Interesting, as we approach the winter solstice, right? Straddling our despair about darkness. Are we mired in it or coming out of it? Do we have one foot frozen in it and one foot stepping toward what comes after it? Or can we say this is the episode in which neither is true? In which there is a place/moment in between where there is nothing?
Yes. This is the episode in which emptiness.
In which face value.
Sky. Moon. Tree.
As you say in your letter with regard to a lesson you learned about poetry: let the fox be the fox.
I will apologize to the moon for assigning it my entanglements.
I love what you say here about being aware of our own intrusions into our poems:
I read a great definition of kitsch as being the product of two tears: one for the experience, one for the self-congratulatory awareness for having the experience. (Denis Dutton expounding upon Milan Kundera’s definition).
I think, as a poet, sometimes it’s difficult for me to stop myself from wandering towards that second tear. Does that mean kitsch is a product of the ego? Or just insecurity? Is it a sign of faithlessness in regard to the world itself being enough?
What I’m getting at, is the haibun-writing is making me conscious of my own intrusion into the poem.
The world itself being enough. We get in our own way sometimes, don’t we?

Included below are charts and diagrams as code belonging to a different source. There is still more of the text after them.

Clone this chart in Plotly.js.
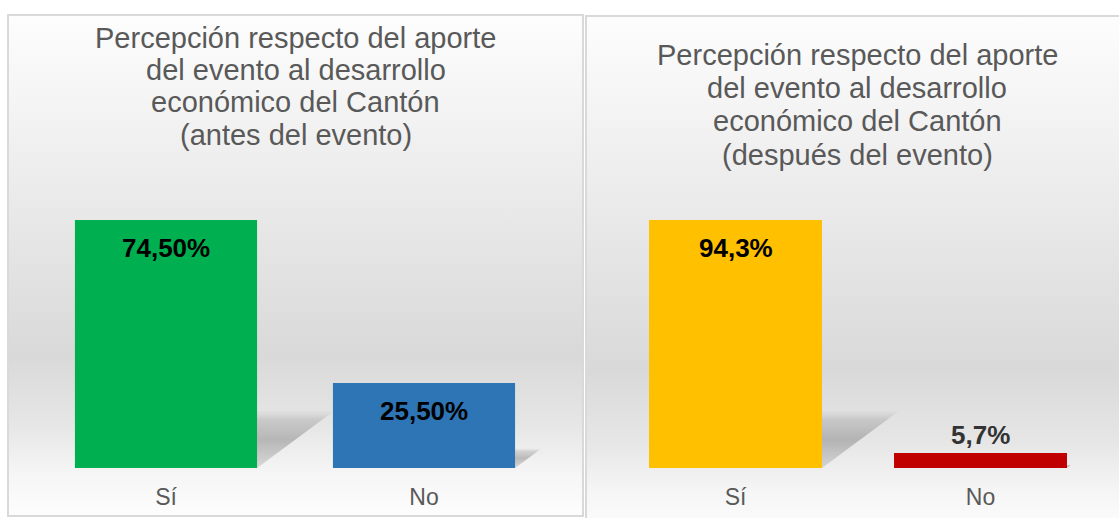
<!DOCTYPE html>
<html>
<head>
<meta charset="utf-8">
<script src="https://cdn.plot.ly/plotly-3.0.1.min.js"></script>
<style>
  html, body { margin:0; padding:0; background:#ffffff; overflow:hidden; }
  #wrap { position:relative; width:1119px; height:518px; }
  .panel { position:absolute; box-sizing:border-box; border:2px solid #d9d9d9;
    background:linear-gradient(to bottom, #fdfdfd 0%, #ececec 33%, #d9d9d9 68%, #e6e6e6 82%, #f6f6f6 92%, #fdfdfd 100%); }
  #p1 { left:7px; top:14px; width:577px; height:503px; }
  #p2 { left:585px; top:15px; width:540px; height:520px; border-right:none; border-bottom:none; }
  #chart { position:absolute; left:0; top:0; width:1119px; height:518px; }
</style>
</head>
<body>
<div id="wrap">
  <div class="panel" id="p1"></div>
  <div class="panel" id="p2"></div>
  <div id="chart"></div>
</div>
<script>
// ---- data ----
const categories = ['Sí', 'No'];
const valuesBefore = [74.5, 25.5];
const valuesAfter = [94.3, 5.7];
const labelsBefore = ['74,50%', '25,50%'];
const labelsAfter = ['94,3%', '5,7%'];
const colorsBefore = ['#00B050', '#2E75B6'];
const colorsAfter = ['#FFC000', '#C00000'];
const titleBefore = ['Percepción respecto del aporte', 'del evento al desarrollo', 'económico del Cantón', '(antes del evento)'];
const titleAfter = ['Percepción respecto del aporte', 'del evento al desarrollo', 'económico del Cantón', '(después del evento)'];

// ---- layout geometry ----
const W = 1119, H = 518;
const plotBottomPx = 468, plotTopPx = 200;
const plotH = plotBottomPx - plotTopPx;
const barTopPx = 220;
const panels = [
  { values: valuesBefore, labels: labelsBefore, colors: colorsBefore, title: titleBefore,
    x0: 37, x1: 553, titleCx: 296, titleY: [38, 70, 102, 135], xa: 'x', ya: 'y' },
  { values: valuesAfter, labels: labelsAfter, colors: colorsAfter, title: titleAfter,
    x0: 613, x1: 1103, titleCx: 857, titleY: [55, 88, 121, 155], xa: 'x2', ya: 'y2' }
];
const barWidth = 0.706;
const xs = categories.map((c, i) => i);

const traces = [];
const annotations = [];
const font = 'Liberation Sans, Arial, sans-serif';

panels.forEach((p, k) => {
  const ymax = Math.max(...p.values) * plotH / (plotBottomPx - barTopPx);
  p.ymax = ymax;
  const pxPerX = (p.x1 - p.x0) / 2;
  traces.push({
    type: 'bar', xaxis: p.xa, yaxis: p.ya,
    x: xs, y: p.values, width: barWidth,
    marker: { color: p.colors, line: { width: 0 } },
    hoverinfo: 'skip', showlegend: false
  });
  // soft perspective shadows (only the part visible beside each bar)
  p.values.forEach((v, i) => {
    const hPx = v / ymax * plotH;
    const shift = 0.31 * hPx / pxPerX;
    const top = 0.23 * v;
    const r = i + barWidth / 2;
    traces.push({
      type: 'scatter', mode: 'lines', xaxis: p.xa, yaxis: p.ya,
      x: [r, r + shift, r, r],
      y: [0, top, top, 0],
      fill: 'toself', line: { width: 0 },
      fillcolor: 'rgba(120,120,120,0.3)',
      fillgradient: { type: 'vertical',
        colorscale: [[0, 'rgba(120,120,120,0.22)'], [0.5, 'rgba(110,110,110,0.42)'], [0.85, 'rgba(120,120,120,0.25)'], [1, 'rgba(150,150,150,0.04)']] },
      hoverinfo: 'skip', showlegend: false
    });
  });
  p.values.forEach((v, i) => {
    const inside = v > 15;
    annotations.push({
      xref: p.xa, yref: p.ya, x: i, y: v,
      text: '<b>' + p.labels[i] + '</b>', showarrow: false,
      yanchor: 'middle', yshift: inside ? -28 : 18,
      font: { family: font, size: 26, color: inside ? '#000000' : '#333333' }
    });
  });
  p.title.forEach((t, j) => {
    annotations.push({
      xref: 'paper', yref: 'paper', x: p.titleCx / W, y: 1 - p.titleY[j] / H,
      xanchor: 'center', yanchor: 'middle', text: t, showarrow: false,
      font: { family: font, size: 29, color: '#595959' }
    });
  });
});

const yDomain = [(H - plotBottomPx) / H, (H - plotTopPx) / H];
function xAxis(p) {
  return {
    domain: [p.x0 / W, p.x1 / W], range: [-0.5, 1.5],
    tickvals: xs, ticktext: categories,
    ticks: 'outside', ticklen: 8, tickcolor: 'rgba(0,0,0,0)',
    showgrid: false, zeroline: false, showline: false,
    tickfont: { family: font, size: 23, color: '#595959' }, fixedrange: true
  };
}
function yAxis(p, anchor) {
  return {
    domain: yDomain, range: [0, p.ymax], anchor: anchor,
    visible: false, showgrid: false, zeroline: false, fixedrange: true
  };
}

const layout = {
  width: W, height: H,
  margin: { l: 0, r: 0, t: 0, b: 0 },
  paper_bgcolor: 'rgba(0,0,0,0)', plot_bgcolor: 'rgba(0,0,0,0)',
  xaxis: Object.assign(xAxis(panels[0]), { anchor: 'y' }),
  yaxis: yAxis(panels[0], 'x'),
  xaxis2: Object.assign(xAxis(panels[1]), { anchor: 'y2' }),
  yaxis2: yAxis(panels[1], 'x2'),
  annotations: annotations,
  showlegend: false
};

Plotly.newPlot('chart', traces, layout, { staticPlot: true, displayModeBar: false });
</script>
</body>
</html>
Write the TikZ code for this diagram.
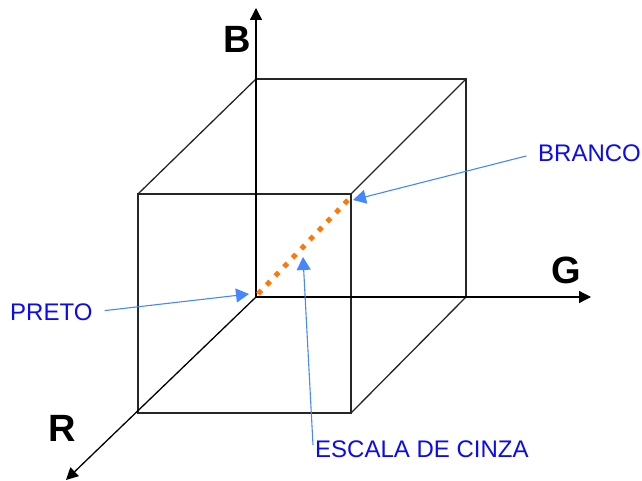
\documentclass[tikz,border=0pt]{standalone}
\usepackage{fontspec}
\setmainfont{Liberation Sans}
\usetikzlibrary{arrows.meta,positioning,calc}
\definecolor{lblblue}{RGB}{10,10,245}
\definecolor{ptrblue}{RGB}{70,135,255}
\definecolor{grayorange}{RGB}{255,120,10}
\tikzset{
  cubeedge/.style={draw=black!85, line width=1.3pt},
  axisline/.style={-{Triangle[length=12pt,width=12pt]}, line width=1.3pt, color=black},
  axislbl/.style={font=\fontsize{38}{38}\selectfont\bfseries, inner sep=0pt},
  lbl/.style={font=\fontsize{24}{24}\selectfont, text=lblblue, inner sep=0pt},
  pointer/.style={-{Triangle[length=13pt,width=14pt]}, line width=1.1pt, color=ptrblue},
  grayline/.style={line width=5pt, color=grayorange, dash pattern=on 5pt off 7.5pt},
}
\begin{document}
\begin{tikzpicture}[x=1pt,y=-1pt]
  \useasboundingbox (0,0) rectangle (642,481);
  % corners of the cube
  \coordinate (o)   at (256,297);
  \coordinate (btl) at (256,79);
  \coordinate (btr) at (466,79);
  \coordinate (bbr) at (466,297);
  \coordinate (ftl) at (138,194);
  \coordinate (ftr) at (351,194);
  \coordinate (fbr) at (351,413);
  \coordinate (fbl) at (138,413);
  % axis ends
  \coordinate (bend) at (256,8);
  \coordinate (gend) at (591,297);
  \coordinate (rend) at (66,480);
  % cube
  \draw[cubeedge] (btl) -- (btr) -- (bbr);
  \draw[cubeedge] (ftl) -- (ftr) -- (fbr) -- (fbl) -- cycle;
  \draw[cubeedge] (ftl) -- (btl);
  \draw[cubeedge] (ftr) -- (btr);
  \draw[cubeedge] (fbr) -- (bbr);
  % axes
  \draw[axisline] (o) -- (bend);
  \draw[axisline] (o) -- (gend);
  \draw[axisline] (o) -- (rend);
  \node[axislbl] (blbl) at (237,39) {B};
  \node[axislbl] (glbl) at (566,270) {G};
  \node[axislbl] (rlbl) at (62,428) {R};
  % gray scale diagonal
  \draw[grayline] ($(o)+(2,-3)$) -- ($(ftr)+(-1,4)$);
  \coordinate (mid) at (303,257);
  % labels
  \node[lbl, anchor=west] (preto) at (10,312) {PRETO};
  \node[lbl, anchor=west] (branco) at (538,153) {BRANCO};
  \node[lbl, anchor=north west] (escala) at (315,441) {ESCALA DE CINZA};
  \draw[pointer, shorten <=12pt] (preto.east) -- ($(o)+(-7,-3)$);
  \draw[pointer, shorten <=12pt] (branco.west) -- ($(ftr)+(2,6)$);
  \draw[pointer] ($(escala.north west)+(-2,4)$) -- (mid);
\end{tikzpicture}
\end{document}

P.S. Thank you for this correspondence, by the way. I’m doing some of my best thinking via these letters. For example, I realized as I wrote back to you that one of the reasons the holidays feel like such an affront to me is that there’s such a frenzy (panic, pressure, insistence, etc.) to fill up the space (presents, bows, wreaths, glitter.) (Don’t even get me started about glitter!) The holiday season, which starts earlier and earlier each year is frantic. There’s hub-bub. There’s clutter and mess. What I really crave this time of year — heading into and coming out of the winter solstice — is the emptiness described as I wrote. Right now I need to pare down, sweep away, clear out. Will I ever want what others want?